The church declared her independence from the state in the Investiture Struggle, which began in 1075. Pope Hildebrand declared that from that point church officers would not be appointed by the civil leader. John of Salisbury was the first to attempt a definition of the new relation between church and state. He developed the “body politic” idea and incorrectly put the state under the church on the basis of natural law.
Who was John of Salisbury? (1120-1180) John of Salisbury was a French scholar and theologian. He is known as the father of modern political science. He studied under Peter Abelard and gained political experience from Thomas Beckett. Beckett was the revered Archbishop of Canterbury. John’s Policraticus, or “Statesman’s Book” (1159) was dedicated to Thomas Becket. Beckett was soon to be martyred in the emerging church-state conflict.
Historical context. Prior to the 11th Century church and state were regarded as complementary parts of one overarching unity. That was the body of Christ or the kingdom of God on earth. This unity was more fully realized in the Eastern Roman Empire. There the Emperor held sway over church and state. He could even administer the sacraments by virtue of the alleged sacrament of Coronation. There was more dynamic tension in the West as the Papacy rose in power and the East and West split in 1054. This was the Great Schism. The Eastern Church called “foul” on certain jurisdictional moves of the Western church. The West in turn opposed the subjection of the East to the Emperor (Caesaropapism). The conflict came to a head in 1054 when church leaders excommunicated each other in Constantinople.
By 1122 the investiture struggle had run its course on the European Continent. With some give and take on both sides, the church threw off the shackles of civil control.
In England the old sores festered. Thomas Beckett had incurred the anger of his former friend, England’s King Henry II. He rejected Henry’s attempts in the Constitutions of Clarendon to require civil trial of clergy accused of a crime. Four of the king’s knights murdered Beckett in his own chapel. They were acting on their own, but were prodded by an outburst of royal temper. Beckett’s death triggered on-going pilgrimages to his tomb and great popular sympathy for his cause. This doubtless contributed to the acceptance of many of the ideas in Policraticus.
Summary of John of Salisbury’s teaching. There is much in John of Salisbury to praise and much to criticize. John described the new political paradigm in terms of a body. He was probably the first to use the term “body politic.” The idea finds a parallel in St. Paul’s analogy of the church as a body in I Corinthians 12. John’s was an elaborate analogy in which senate, judges, soldiers, farmers, etc. each correspond to a particular body part. The prince was the head. John gave shape to the new idea that every citizen is ruled at the same time by two separate authorities — the temporal and the priestly. In modern terms, John was the first to wrestle with the doctrine of separation of church and state. Many thinkers have tried to subject the church, making her merely a department of state. John turned this around. “The prince” he said, “is, then, as it were, a minister of the priestly power, and one who exercises that side of the sacred offices which seems unworthy of the hands of the priesthood.” From this platform, John touched on issues of succession, tyranny, and regicide. That is he sought to explain if and when a tyrant might be killed by a subject (tyrannicide).
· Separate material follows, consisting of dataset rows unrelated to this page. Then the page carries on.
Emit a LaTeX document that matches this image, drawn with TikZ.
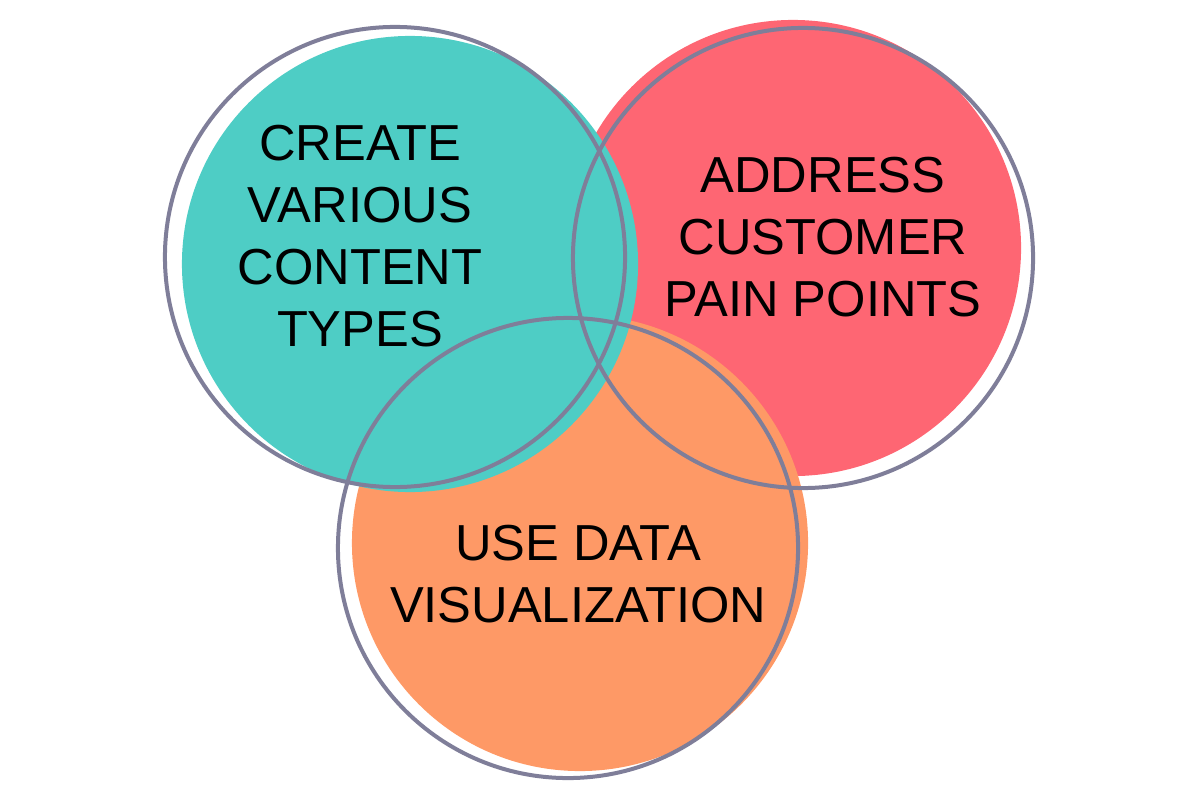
\documentclass[tikz,border=0pt]{standalone}
\usepackage{fontspec}
\setmainfont{Liberation Sans}
\usetikzlibrary{positioning}
\definecolor{VennTeal}{HTML}{4ECDC5}
\definecolor{VennRed}{HTML}{FE6673}
\definecolor{VennOrange}{HTML}{FE9966}
\definecolor{VennRing}{HTML}{7F7E99}

\begin{document}
\begin{tikzpicture}[x=0.025cm,y=-0.025cm,
  blob/.style={circle,minimum size=11.4cm,inner sep=0pt},
  ring/.style={circle,draw=VennRing,line width=0.1cm,minimum size=11.5cm,inner sep=0pt},
  vennlabel/.style={align=center,font=\fontsize{36}{44}\selectfont,text=black}
]
\useasboundingbox (0,0) rectangle (1200,800);
% coloured discs
\node[blob,fill=VennRed] (redfill) at (793,248) {};
\node[blob,fill=VennOrange] (orangefill) at (580,543) {};
\node[blob,fill=VennTeal] (tealfill) at (410,264) {};
% outline rings
\node[ring] (tealring) at (395,257) {};
\node[ring] (redring) at (803,258) {};
\node[ring] (orangering) at (568,548) {};
% labels
\node[vennlabel] (tealtext) at (360,236) {CREATE\\VARIOUS\\CONTENT\\TYPES};
\node[vennlabel] (redtext) at (823,237) {ADDRESS\\CUSTOMER\\PAIN POINTS};
\node[vennlabel] (orangetext) at (578,574) {USE DATA\\VISUALIZATION};
\end{tikzpicture}
\end{document}
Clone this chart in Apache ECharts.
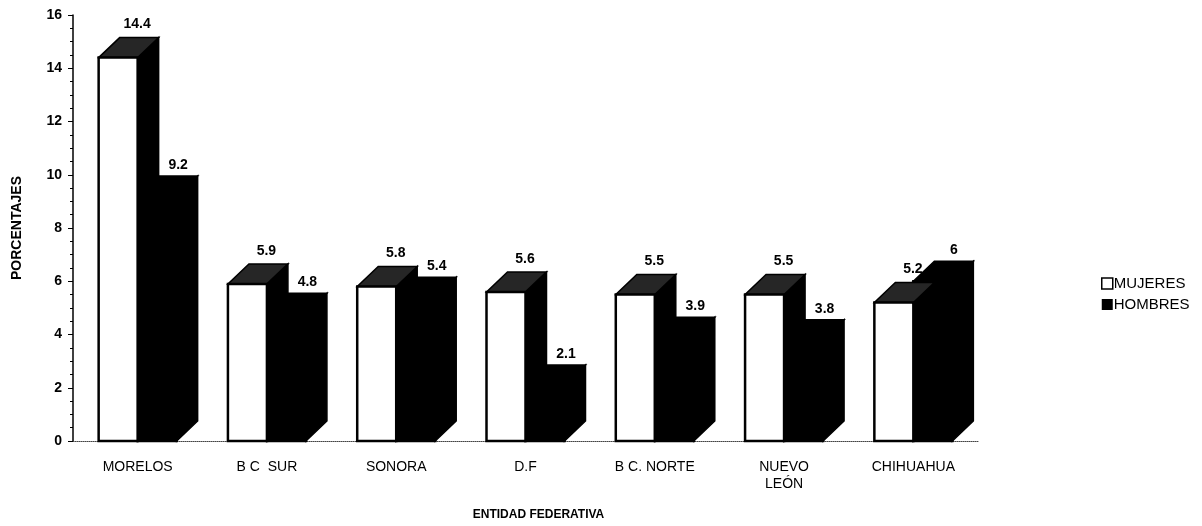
<!DOCTYPE html>
<html>
<head>
<meta charset="utf-8">
<script src="https://cdn.jsdelivr.net/npm/echarts@6/dist/echarts.min.js"></script>
<style>
  html, body { margin: 0; padding: 0; background: #fff; }
  #main { width: 1202px; height: 526px; }
</style>
</head>
<body>
<div id="main"></div>
<script>
var categorias = ['MORELOS', 'B C  SUR', 'SONORA', 'D.F', 'B C. NORTE', 'NUEVO\nLEÓN', 'CHIHUAHUA'];
var mujeres = [14.4, 5.9, 5.8, 5.6, 5.5, 5.5, 5.2];
var hombres = [9.2, 4.8, 5.4, 2.1, 3.9, 3.8, 6];
var yTicks = [0, 2, 4, 6, 8, 10, 12, 14, 16];

var fuente = 'Arial, "Liberation Sans", sans-serif';
var W = 39, DX = 21, DY = 20;   // ancho de la cara frontal y profundidad 3D

// caja 3D: cara frontal, tapa y costado
function caja(x, yTop, y0, frente, tapa, costado) {
    return [
        { type: 'polygon', shape: { points: [[x + W, yTop], [x + W + DX, yTop - DY], [x + W + DX, y0 - DY], [x + W, y0]] },
          style: { fill: costado, stroke: '#000', lineWidth: 1.5 } },
        { type: 'polygon', shape: { points: [[x, yTop], [x + W, yTop], [x + W + DX, yTop - DY], [x + DX, yTop - DY]] },
          style: { fill: tapa, stroke: '#000', lineWidth: 1.5 } },
        { type: 'polygon', shape: { points: [[x, yTop], [x + W, yTop], [x + W, y0], [x, y0]] },
          style: { fill: frente, stroke: '#000', lineWidth: 2.5 } }
    ];
}

function renderMujeres(params, api) {
    var i = api.value(0), v = api.value(1);
    var p = api.coord([i, v]), y0 = api.coord([i, 0])[1];
    var x0 = p[0] - W;
    var hijos = caja(x0, p[1], y0, '#fff', '#262626', '#000');
    hijos.push({ type: 'text', style: { text: String(v), x: x0 + DX + W / 2 - 2, y: p[1] - DY - 13,
        align: 'center', verticalAlign: 'middle', font: 'bold 14px ' + fuente, fill: '#000' } });
    return { type: 'group', children: hijos };
}

function renderHombres(params, api) {
    var i = api.value(0), v = api.value(1);
    var p = api.coord([i, v]), y0 = api.coord([i, 0])[1];
    var x1 = p[0];
    var hijos = caja(x1, p[1], y0, '#000', '#000', '#000');
    hijos.push({ type: 'text', style: { text: String(v), x: x1 + DX + W / 2, y: p[1] - DY - 11,
        align: 'center', verticalAlign: 'middle', font: 'bold 14px ' + fuente, fill: '#000' } });
    return { type: 'group', children: hijos };
}

var myChart = echarts.init(document.getElementById('main'));
option = {
    backgroundColor: '#fff',
    animation: false,
    textStyle: { fontFamily: fuente, color: '#000' },
    legend: {
        orient: 'vertical',
        left: 1096,
        top: 271,
        itemWidth: 11,
        itemHeight: 11,
        itemGap: 6,
        icon: 'rect',
        textStyle: { fontSize: 15, color: '#000', fontFamily: fuente, padding: [0, 0, 0, -4] },
        data: [
            { name: 'MUJERES', itemStyle: { color: '#fff', borderColor: '#000', borderWidth: 1.5 } },
            { name: 'HOMBRES', itemStyle: { color: '#000' } }
        ]
    },
    grid: { left: 73, right: 224, top: 15, bottom: 72 },
    xAxis: {
        type: 'category',
        data: categorias,
        name: 'ENTIDAD FEDERATIVA',
        nameLocation: 'middle',
        nameGap: 68,
        nameTextStyle: { fontWeight: 'bold', fontSize: 12, color: '#000', padding: [0, 0, 0, 26] },
        axisLine: { lineStyle: { color: '#444', type: 'dotted', width: 1 } },
        axisTick: { show: false },
        axisLabel: { fontSize: 14, color: '#000', margin: 18, lineHeight: 17 }
    },
    yAxis: {
        type: 'value',
        min: 0,
        max: 16,
        interval: 2,
        name: 'PORCENTAJES',
        nameLocation: 'middle',
        nameGap: 49,
        nameRotate: 90,
        nameTextStyle: { fontWeight: 'bold', fontSize: 14, color: '#000' },
        axisLine: { show: true, lineStyle: { color: '#000', width: 1.5 } },
        axisTick: { show: true, inside: false, length: 5, lineStyle: { color: '#000' } },
        minorTick: { show: true, splitNumber: 4, length: 3, lineStyle: { color: '#000' } },
        splitLine: { show: false },
        axisLabel: {
            fontSize: 14, fontWeight: 'bold', color: '#000', margin: 11,
            formatter: function (v) { return yTicks.indexOf(v) >= 0 ? String(v) : ''; }
        }
    },
    series: [
        {
            name: 'HOMBRES',
            type: 'custom',
            renderItem: renderHombres,
            itemStyle: { color: '#000' },
            encode: { x: 0, y: 1 },
            clip: false,
            data: hombres.map(function (v, i) { return [i, v]; })
        },
        {
            name: 'MUJERES',
            type: 'custom',
            renderItem: renderMujeres,
            itemStyle: { color: '#fff', borderColor: '#000' },
            encode: { x: 0, y: 1 },
            clip: false,
            data: mujeres.map(function (v, i) { return [i, v]; })
        }
    ]
};
myChart.setOption(option);
</script>
</body>
</html>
Implications for subsequent history. The basic flaw in John’s work was its syncretism. He drew from many authorities, Plato, Aristotle, Cicero, Virgil, and the glossated Justinian Code. Finally, he quoted the Bible as but one word among many. Rather than making the Bible the final authority, John used all of these sources to judge the others. This fatal habit has plagued Western political thought — indeed Western civilization — ever since. This is the main sense in which John of Salisbury is the father of modern political science. Thus, in the short-run John confirmed the newly won power of the Papacy. But in the long run he eroded the church by deposing Bible law.
Biblical analysis. To this the Bible says, “…if they speak not according to this Word, it is because there is no light in them” (Isa. 8:20). This is like building one’s political house upon a foundation of sand. When the rains and the wind comes it falls, “and great was the fall of it.” (Matt. 7:27). The Bible brooks no rivals, nor do its rivals brook the Bible. Moreover, it appears that John of Salisbury failed to make a proper separation of the two offices. He described the ruler as a minister of the priestly office rather than a minister of God. In so doing he violated the biblical definition of the magistrate at Rom. 13:4 — “He is the minister of God to thee for good.”
Corrective or prescriptive actions. The civil magistrate must as a private person be covenantally bound to Christ through the church before he can hold office. In this sense we may think of the civil ruler as subordinate to the church. He must be one of her sons and subject to her discipline and counsel. Thus, Emperor Theodosius, after ordering a massacre of civilians in Thessalonica, submitted to the rebuke of Ambrose, Bishop of Milan. Likewise, Henry II was punished for provoking the murder of Thomas Becket.